Outing to Veurne & Abbey Ten Duinen

by Ginny & Jon Caldwell

We spent a lovely sunny day on Saturday exploring  the charming little Westhoek town of Veurne where André kindly organized much-appreciated Coffee & Croissants at the Hotel Amarylis to revive the weary travellers.  We hope this initiative will become a regular feature!

A walking tour followed, our guides recounting Veurne’s fascinating history – a snapshot of Flanders’ & Belgian history, as we raced through a seesaw of European Occupiers & Governors from Frankish Kings to Burgundian Dukes, Habsburgs & French Revolutionaries, bypassing wars, plagues & economic embargoes. 

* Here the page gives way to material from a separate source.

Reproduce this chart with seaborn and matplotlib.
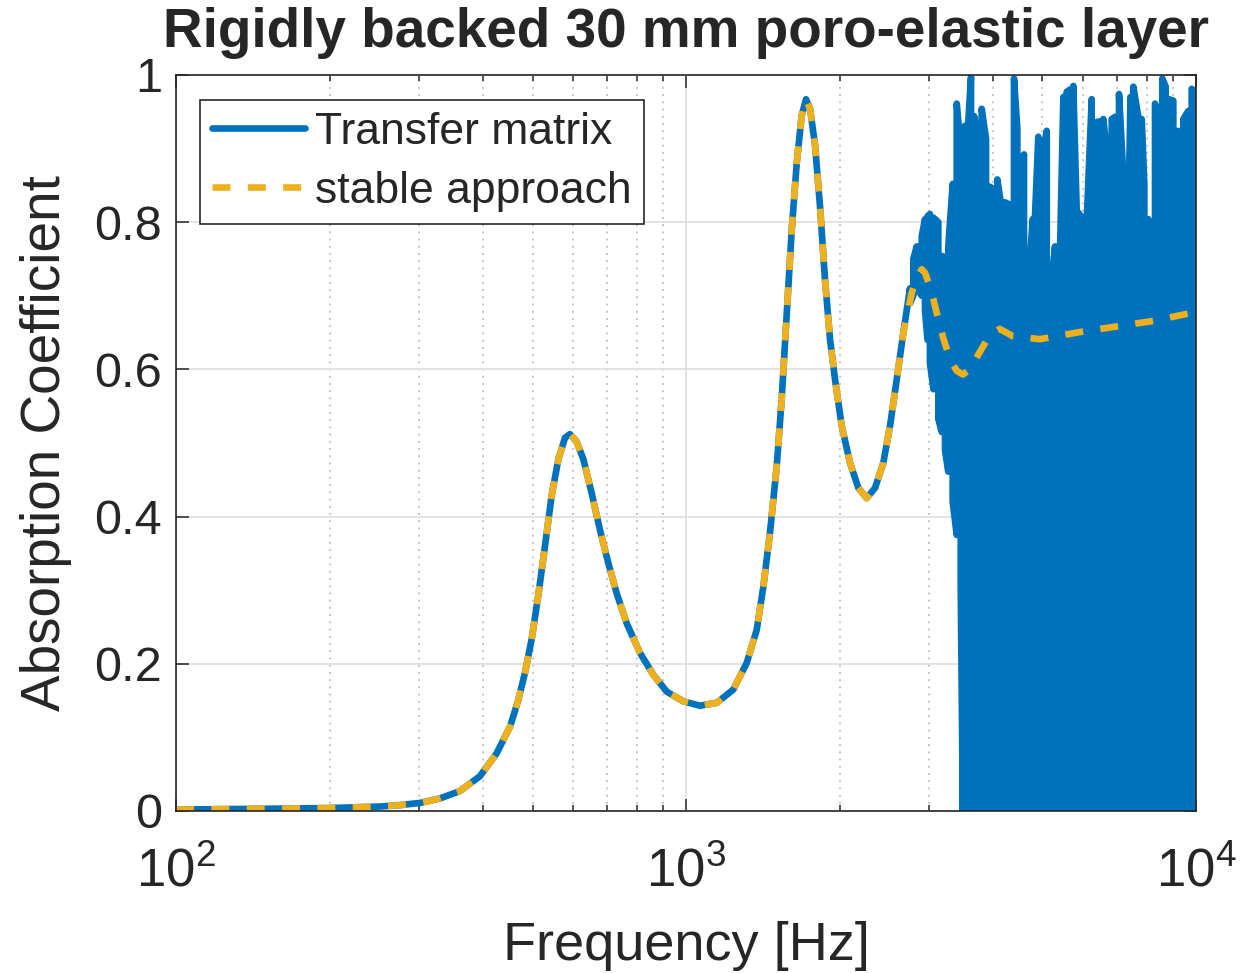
import numpy as np
import pandas as pd
import matplotlib
matplotlib.use("Agg")
import matplotlib.pyplot as plt
import seaborn as sns
from matplotlib.ticker import FixedLocator, NullFormatter

# ------------------------------------------------------------------ #
# data (frequency in Hz, absorption coefficient)
# ------------------------------------------------------------------ #
# both methods agree up to ~2.7 kHz
shared_freq = [100, 150, 200, 250, 275, 301, 329, 360, 394, 425,
               452, 469, 483, 498, 513, 529, 545, 562, 579, 592,
               610, 629, 653, 678, 704, 731, 765, 812, 863, 917,
               988, 1065, 1149, 1238, 1315, 1376, 1418, 1461, 1506, 1540,
               1576, 1612, 1649, 1686, 1719, 1751, 1791, 1831, 1873, 1916,
               1960, 2020, 2097, 2177, 2261, 2348, 2437, 2512, 2589, 2668]
shared_alpha = [0.002, 0.003, 0.004, 0.006, 0.008, 0.011, 0.017, 0.027, 0.047, 0.078,
                0.115, 0.151, 0.187, 0.233, 0.292, 0.360, 0.428, 0.478, 0.507, 0.512,
                0.502, 0.478, 0.432, 0.382, 0.337, 0.296, 0.255, 0.215, 0.185, 0.162,
                0.149, 0.143, 0.147, 0.165, 0.201, 0.246, 0.305, 0.378, 0.468, 0.559,
                0.677, 0.790, 0.881, 0.945, 0.967, 0.954, 0.904, 0.822, 0.722, 0.641,
                0.586, 0.523, 0.473, 0.439, 0.425, 0.439, 0.473, 0.523, 0.586, 0.650]

# stable approach above 2.7 kHz
stable_freq = [2771, 2836, 2899, 2942, 3008, 3056, 3124, 3196, 3293, 3395,
               3490, 3605, 3763, 3946, 4122, 4374, 4943, 5956, 7096, 8276, 10000]
stable_alpha = [0.704, 0.725, 0.736, 0.731, 0.712, 0.695, 0.668, 0.642, 0.614, 0.598,
                0.593, 0.600, 0.623, 0.647, 0.655, 0.645, 0.641, 0.651, 0.659, 0.666, 0.678]

# transfer matrix goes unstable: spike tops and troughs
noise_freq = [2749, 2791, 2834, 2899, 2942, 2976, 3008, 3056, 3124, 3172,
              3220, 3268, 3334, 3395, 3457, 3490, 3524, 3577, 3621, 3671,
              3726, 3800, 3875, 3946, 4005, 4078, 4141, 4222, 4305, 4397,
              4463, 4532, 4600, 4690, 4785, 4834, 4907, 4983, 5097, 5197,
              5291, 5412, 5495, 5578, 5660, 5747, 5836, 5878, 6012, 6105,
              6245, 6387, 6483, 6580, 6731, 6835, 6937, 7064, 7235, 7347,
              7440, 7536, 7707, 7826, 7919, 8063, 8162, 8311, 8435, 8589,
              8722, 8853, 9027, 9208, 9304, 9444, 9660, 9809, 9995]
noise_top = [0.710, 0.750, 0.767, 0.781, 0.804, 0.808, 0.811, 0.806, 0.800, 0.754,
             0.752, 0.767, 0.852, 0.961, 0.899, 0.920, 0.931, 0.936, 0.997, 0.944,
             0.924, 0.954, 0.913, 0.848, 0.845, 0.858, 0.827, 0.827, 0.824, 0.995,
             0.927, 0.868, 0.892, 0.720, 0.804, 0.808, 0.916, 0.886, 0.924, 0.713,
             0.767, 0.760, 0.970, 0.977, 0.980, 0.985, 0.815, 0.813, 0.804, 0.801,
             0.967, 0.936, 0.937, 0.940, 0.879, 0.940, 0.943, 0.974, 0.838, 0.754,
             0.970, 0.984, 0.943, 0.940, 0.852, 0.804, 0.766, 0.961, 0.950, 0.995,
             0.984, 0.967, 0.965, 0.924, 0.890, 0.940, 0.951, 0.981, 0.977]
noise_bottom_start = [0.69, 0.70, 0.71, 0.70, 0.68, 0.64, 0.609, 0.573, 0.533, 0.515,
                      0.49, 0.461, 0.42, 0.375, 0.305]
# above ~3.5 kHz every trough hits zero
noise_bottom = noise_bottom_start + [0.0] * (len(noise_freq) - len(noise_bottom_start))

BLUE = "#0072BD"
YELLOW = "#EDB120"
DARK = "#262626"

# zig-zag between top and trough at each sampled frequency
zz_freq, zz_alpha = [], []
for i, (f, top, bot) in enumerate(zip(noise_freq, noise_top, noise_bottom)):
    zz_freq += [f, f]
    zz_alpha += [top, bot] if i % 2 == 0 else [bot, top]

tm_df = pd.DataFrame({"freq": shared_freq + zz_freq, "alpha": shared_alpha + zz_alpha})
st_df = pd.DataFrame({"freq": shared_freq + stable_freq, "alpha": shared_alpha + stable_alpha})

# ------------------------------------------------------------------ #
# plot
# ------------------------------------------------------------------ #
sns.set_style("ticks")
plt.rcParams["font.family"] = ["Liberation Sans", "DejaVu Sans"]
plt.rcParams["mathtext.fontset"] = "custom"
plt.rcParams["mathtext.rm"] = "Liberation Sans"
plt.rcParams["mathtext.default"] = "regular"

fig, ax = plt.subplots(figsize=(12.53, 9.73), dpi=100)
fig.subplots_adjust(left=0.1405, right=0.9545, top=0.923, bottom=0.1665)

sns.lineplot(data=tm_df, x="freq", y="alpha", sort=False, estimator=None,
             color=BLUE, lw=4.8, ax=ax, label="Transfer matrix")
sns.lineplot(data=st_df, x="freq", y="alpha", sort=False, estimator=None,
             color=YELLOW, lw=4.8, ax=ax, label="stable approach")
ax.lines[-1].set_dashes((2.7, 2.6))
ax.lines[-1].set_dash_capstyle("butt")

ax.set_xscale("log")
ax.set_xlim(100, 10000)
ax.set_ylim(0, 1)

ax.xaxis.set_major_locator(FixedLocator([100, 1000, 10000]))
ax.set_xticklabels(["$10^{2}$", "$10^{3}$", "$10^{4}$"])
ax.xaxis.set_minor_locator(FixedLocator([k * d for d in (100, 1000) for k in range(2, 10)]))
ax.xaxis.set_minor_formatter(NullFormatter())
ax.set_yticks([0, 0.2, 0.4, 0.6, 0.8, 1.0])
ax.set_yticklabels(["0", "0.2", "0.4", "0.6", "0.8", "1"])

ax.set_axisbelow(True)
ax.grid(which="major", color="#dedede", lw=1.2, ls="-")
ax.xaxis.grid(which="minor", color="#bdbdbd", lw=1.3, ls=(0, (1, 3)))

ax.tick_params(which="both", direction="in", top=True, right=True,
               color=DARK, width=1.1, labelcolor=DARK)
ax.tick_params(which="major", length=9, labelsize=35, pad=10)
ax.tick_params(axis="x", which="major", labelsize=38, pad=26)
ax.tick_params(which="minor", length=4.5)
for sp in ax.spines.values():
    sp.set_color(DARK)
    sp.set_linewidth(1.2)

ax.set_xlabel("Frequency [Hz]", fontsize=39, color=DARK)
ax.set_ylabel("Absorption Coefficient", fontsize=39.5, color=DARK)
ax.xaxis.set_label_coords(0.5, -0.15)
ax.yaxis.set_label_coords(-0.102, 0.5)
ax.set_title("Rigidly backed 30 mm poro-elastic layer", fontsize=39.5,
             fontweight="bold", pad=20)

leg = ax.legend(loc="upper left", bbox_to_anchor=(24 / 1020, 1 - 25 / 735),
                borderaxespad=0, fontsize=32, handlelength=2.1, handletextpad=0.22,
                labelspacing=0.4, borderpad=0.27, fancybox=False,
                edgecolor=DARK, framealpha=1)
leg.get_frame().set_linewidth(1.2)

plt.savefig("out.png", dpi=100)
plt.close()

There were several British connections.  Like many Flemish towns, Veurne’s wealth was derived from their prestigious Flemish Cloth Weavers who produced high quality tapestries & cloth from English wool.  The English caused economic hardship when they imposed an embargo on Veurne for supporting the French during the 100 years’ war. 

In the 16th century a majority of Veurne & Flanders’ population converted to protestantism, enduring economic hardship during the Religious Wars.  To escape persecution, many fled to England, leading the Good People of Kent to complain bitterly about too many Flemish immigrants!  

Veurne also played a major part during the 1914-18 War when King Albert set up his military headquarters in Veurne’s stadhuis, the rest of Belgium being either a battlefield or under occupation.

After lunch we visited the  ruins of the Cistercian “Abbey in the Dunes” near Koksijde, one of the richest & most influential religious institutions of the 12th century. 

Now, only the ruined foundations remain of this massive  complex of church, abbey, hospice & dormitories, as well as a new museum housing a stunning archaeological collection.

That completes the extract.